The protests had appeared to ease off on Saturday night, but were re-ignited by defiant comments by Erdogan on Sunday afternoon describing the protesters as "a few looters" driven on by the opposition Republican People's Party (CHP).

"Rather than try to calm the situation...some of Mr Erdogan's public statements about the protesters have added fuel to the fire," Robert O'Daly, Turkey Analyst at The Economist Intelligence Unit, said. "Mr Erdogan appears to have underestimated the mood in the country.

"The absence of an effective opposition in parliament during the ten years that the AKP and Mr Erdogan have been in power has reduced the constraints on government. As a result, Mr Erdogan and his government appear out of touch, going ahead with pieces of legislation or in this case an urban development project without much consultation."

The CHP said it was being used as a scapegoat for Erdogan's failure to read the public mood.

"The people on the street across Turkey are not exclusively from the CHP, but form all ideologies and all parties," senior CHP member Mehmet Akif Hamzacebi told Reuters. "What Erdogan has to do is not to blame CHP but draw the necessary lessons from what happened."

Erdogan has given no indication he is preparing any concessions. Certainly, with his strong support, especially in the heartland of Anatolia, he seems for now safe in his post.

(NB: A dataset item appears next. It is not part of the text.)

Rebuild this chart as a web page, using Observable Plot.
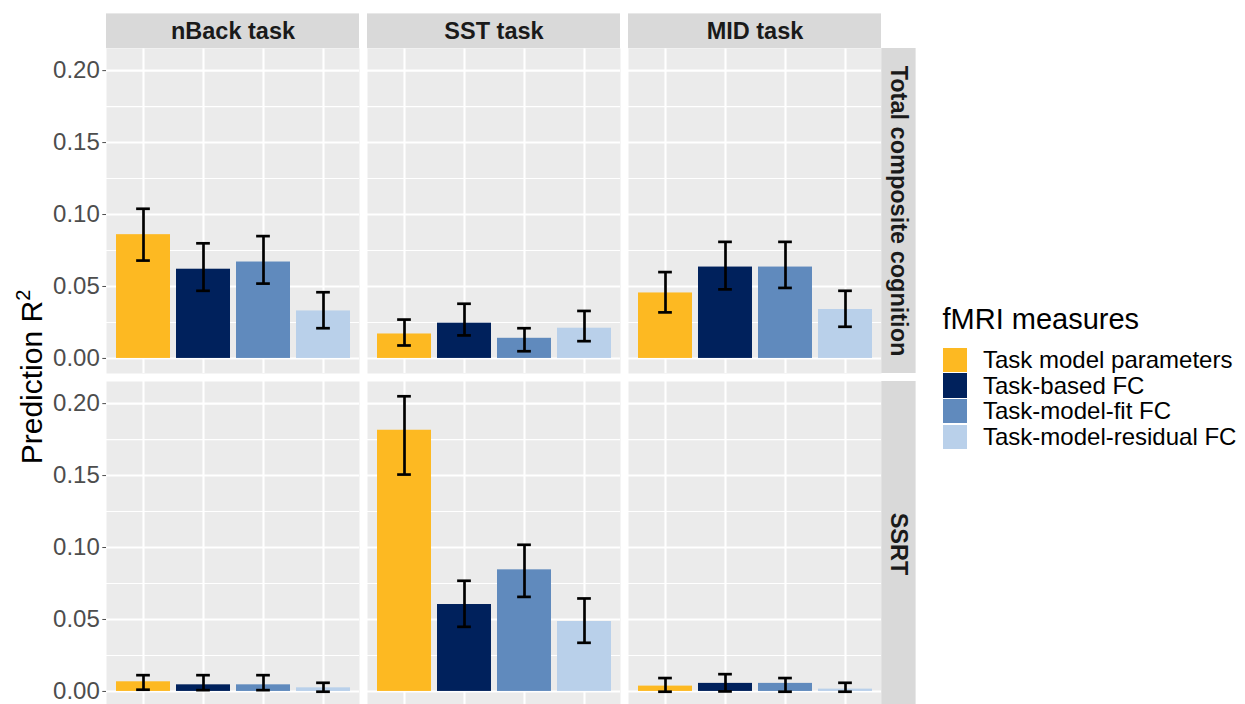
<!DOCTYPE html>
<html>
<head>
<meta charset="utf-8">
<script src="https://cdn.jsdelivr.net/npm/d3@7"></script>
<script src="https://cdn.jsdelivr.net/npm/@observablehq/plot@0.6"></script>
<style>
  html, body { margin: 0; padding: 0; background: #fff; overflow: hidden; }
  #wrap { position: relative; width: 1245px; height: 704px; overflow: hidden;
          font-family: "Liberation Sans", Arial, Helvetica, sans-serif; }
  #chart { position: absolute; left: 0; top: 0; }
  #ytitle { position: absolute; width: 400px; height: 30px; line-height: 30px;
            font-size: 30px; color: #000; text-align: center; white-space: nowrap;
            transform: rotate(-90deg); transform-origin: 50% 50%; }
  #ytitle sup { font-size: 20px; line-height: 0; vertical-align: 12px; }
  .lg-title { position: absolute; font-size: 29px; line-height: 29px; color: #000; white-space: nowrap; }
  .lg-key { position: absolute; width: 24.3px; height: 24.3px; }
  .lg-label { position: absolute; font-size: 24px; line-height: 24px; color: #000; white-space: nowrap; }
</style>
</head>
<body>
<div id="wrap">
  <div id="chart"></div>
  <div id="ytitle">Prediction R<sup>2</sup></div>
  <div id="legend"></div>
</div>
<script>
// Facets and categories
const tasks = ["nBack task", "SST task", "MID task"];
const outcomes = ["Total composite cognition", "SSRT"];
const measures = ["Task model parameters", "Task-based FC", "Task-model-fit FC", "Task-model-residual FC"];
const measureColors = ["#FDB922", "#00215C", "#608ABD", "#B9D0EA"];

// Prediction R² for total composite cognition: rows = tasks, columns = measures
const compositeR2 = [
  [0.086, 0.062, 0.067, 0.033],
  [0.017, 0.0245, 0.014, 0.021],
  [0.0455, 0.0635, 0.0635, 0.034]
];
const compositeLo = [
  [0.068, 0.047, 0.052, 0.021],
  [0.009, 0.016, 0.005, 0.012],
  [0.032, 0.048, 0.049, 0.022]
];
const compositeHi = [
  [0.104, 0.080, 0.085, 0.046],
  [0.027, 0.038, 0.021, 0.033],
  [0.060, 0.081, 0.081, 0.047]
];

// Prediction R² for SSRT
const ssrtR2 = [
  [0.0067, 0.0046, 0.0046, 0.0025],
  [0.1815, 0.0604, 0.0845, 0.0486],
  [0.0037, 0.0056, 0.0056, 0.0016]
];
const ssrtLo = [
  [0.0012, 0.0009, 0.0009, -0.0002],
  [0.1507, 0.0449, 0.0657, 0.0338],
  [-0.0002, 0.0, -0.0002, -0.0002]
];
const ssrtHi = [
  [0.0113, 0.0113, 0.0113, 0.006],
  [0.2051, 0.0769, 0.1019, 0.0646],
  [0.0093, 0.012, 0.0093, 0.006]
];

// Axis ticks
const yMajor = [0, 0.05, 0.10, 0.15, 0.20];
const yMinor = [0.025, 0.075, 0.125, 0.175];

// Long table built from the arrays above
const series = [
  {r2: compositeR2, lo: compositeLo, hi: compositeHi},
  {r2: ssrtR2, lo: ssrtLo, hi: ssrtHi}
];
const rows = [];
outcomes.forEach((outcome, oi) => {
  tasks.forEach((task, ti) => {
    measures.forEach((measure, mi) => {
      rows.push({
        outcome, task, measure,
        r2: series[oi].r2[ti][mi],
        lo: series[oi].lo[ti][mi],
        hi: series[oi].hi[ti][mi]
      });
    });
  });
});

// y domain with 5% expansion around [0, max upper bound]
const yMax = d3.max(rows, d => d.hi);
const yMin = Math.min(0, d3.min(rows, d => d.lo));
const yPad = (yMax - yMin) * 0.05;

// Layout
const W = 1245, H = 706;
const mL = 106, mR = 363, mT = 47.6, mB = 0.5;
const fxPad = 0.0306, fyPad = 0.0246;
const stripSize = 34.6;
const facetW = (W - mL - mR) / (tasks.length - fxPad) * (1 - fxPad);
const facetH = (H - mT - mB) / (outcomes.length - fyPad) * (1 - fyPad);
const barW = facetW / (measures.length - 0.1 + 0.3) * 0.9;
const capW = 14;
const capInset = (barW - capW) / 2;
const stripFont = 23.5;

const chart = Plot.plot({
  width: W,
  height: H,
  marginLeft: mL,
  marginRight: mR,
  marginTop: mT,
  marginBottom: mB,
  style: {
    fontFamily: "'Liberation Sans', Arial, Helvetica, sans-serif",
    fontSize: "24px",
    color: "#4D4D4D",
    background: "transparent",
    overflow: "visible"
  },
  fx: {domain: tasks, axis: null, paddingInner: fxPad, paddingOuter: 0},
  fy: {domain: outcomes, axis: null, paddingInner: fyPad, paddingOuter: 0},
  x: {domain: measures, axis: null, paddingInner: 0.1, paddingOuter: 0.15},
  y: {
    domain: [yMin - yPad, yMax + yPad],
    ticks: yMajor,
    tickFormat: d3.format(".2f"),
    tickSize: 3.7,
    tickPadding: 3,
    label: null
  },
  color: {domain: measures, range: measureColors},
  marks: [
    // panel background and grid
    Plot.frame({fill: "#EBEBEB", stroke: null}),
    Plot.ruleY(yMinor, {y: d => d, stroke: "#FFFFFF", strokeWidth: 1.1}),
    Plot.ruleY(yMajor, {y: d => d, stroke: "#FFFFFF", strokeWidth: 2.1}),
    Plot.ruleX(measures, {x: d => d, stroke: "#FFFFFF", strokeWidth: 2.1}),
    // bars
    Plot.barY(rows, {fx: "task", fy: "outcome", x: "measure", y: "r2", fill: "measure"}),
    // error bars
    Plot.ruleX(rows, {fx: "task", fy: "outcome", x: "measure", y1: "lo", y2: "hi", stroke: "#000", strokeWidth: 2.7}),
    Plot.tickY(rows, {fx: "task", fy: "outcome", x: "measure", y: "hi", stroke: "#000", strokeWidth: 2.7, insetLeft: capInset, insetRight: capInset}),
    Plot.tickY(rows, {fx: "task", fy: "outcome", x: "measure", y: "lo", stroke: "#000", strokeWidth: 2.7, insetLeft: capInset, insetRight: capInset}),
    // column strips (top)
    Plot.rect(tasks, {fx: d => d, fy: () => outcomes[0], fill: "#D9D9D9", insetTop: -stripSize, insetBottom: facetH}),
    Plot.text(tasks, {fx: d => d, fy: () => outcomes[0], text: d => d, frameAnchor: "top", dy: -stripSize / 2,
      textAnchor: "middle", lineAnchor: "middle",
      fontWeight: "bold", fontSize: stripFont, fill: "#1A1A1A"}),
    // row strips (right)
    Plot.rect(outcomes, {fy: d => d, fx: () => tasks[tasks.length - 1], fill: "#D9D9D9", insetLeft: facetW, insetRight: -stripSize}),
    Plot.text(outcomes, {fy: d => d, fx: () => tasks[tasks.length - 1], text: d => d, frameAnchor: "right", dx: stripSize / 2,
      textAnchor: "middle", lineAnchor: "middle",
      rotate: 90, fontWeight: "bold", fontSize: stripFont, fill: "#1A1A1A"})
  ]
});
document.getElementById("chart").appendChild(chart);

// y-axis title, centred on the panel column
const yt = document.getElementById("ytitle");
const panelMid = mT + (H - mT - mB) / 2;
yt.style.left = (32.3 - 200) + "px";
yt.style.top = (panelMid - 15) + "px";

// legend
const legend = document.getElementById("legend");
const lgX = 942.5, keyTop = 347.7, keyStep = 25.7, keySize = 24.3;
const title = document.createElement("div");
title.className = "lg-title";
title.textContent = "fMRI measures";
title.style.left = lgX + "px";
title.style.top = (329.3 - 0.8465 * 29) + "px";
legend.appendChild(title);
measures.forEach((m, i) => {
  const k = document.createElement("div");
  k.className = "lg-key";
  k.style.left = lgX + "px";
  k.style.top = (keyTop + i * keyStep) + "px";
  k.style.background = measureColors[i];
  legend.appendChild(k);
  const t = document.createElement("div");
  t.className = "lg-label";
  t.textContent = m;
  t.style.left = "983px";
  t.style.top = (keyTop + i * keyStep + keySize / 2 - 12) + "px";
  legend.appendChild(t);
});
</script>
</body>
</html>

He said plans would go ahead to re-make Taksim Square, long a rallying point for demonstrations, including construction of a new mosque and the rebuilding of a replica Ottoman-era barracks.

Protests have involved a broad spectrum in dozens of cities, from students to professionals, trade unionists, Kurdish activists and hardline secularists who see Erdogan seeking to overthrow the secularist state set up by Mustafa Kemal Ataturk in 1923 in the ruins of the Ottoman Empire.

Since taking office, Erdogan has dramatically cut back the power of the army, which ousted four governments in the second half of the 20th century and which hanged and jailed many, including a prime minister. In 1997 Turkey's first Islamist government was eased from office by the military.

Hundreds of officers, including senior generals, have been jailed in the last year over an alleged coup plot against Erdogan and his AK Party. Journalists, artists and businessmen have also been locked up.

Erdogan remains far and away the most popular politician, and pointed to his electoral mandate, won since 2002 on the virtual ruin of traditional parties mired in corruption and mismanagement scandals.

"The fact the AK Party has increased its votes at three elections in a row and has successfully won two referendums, shows how the people of this nation have embraced the AK Party," he said.

Turkey remains in many ways a country divided into a more conservative religious heartland and a liberal elite wary of religious inroads. They view with particular suspicion Erdogan's moves to end restrictions on the Islamic headscarf, increase restrictions on alcohol and his enthusiastic advocacy of a huge new mosque to be built on the banks of the Bosphorus.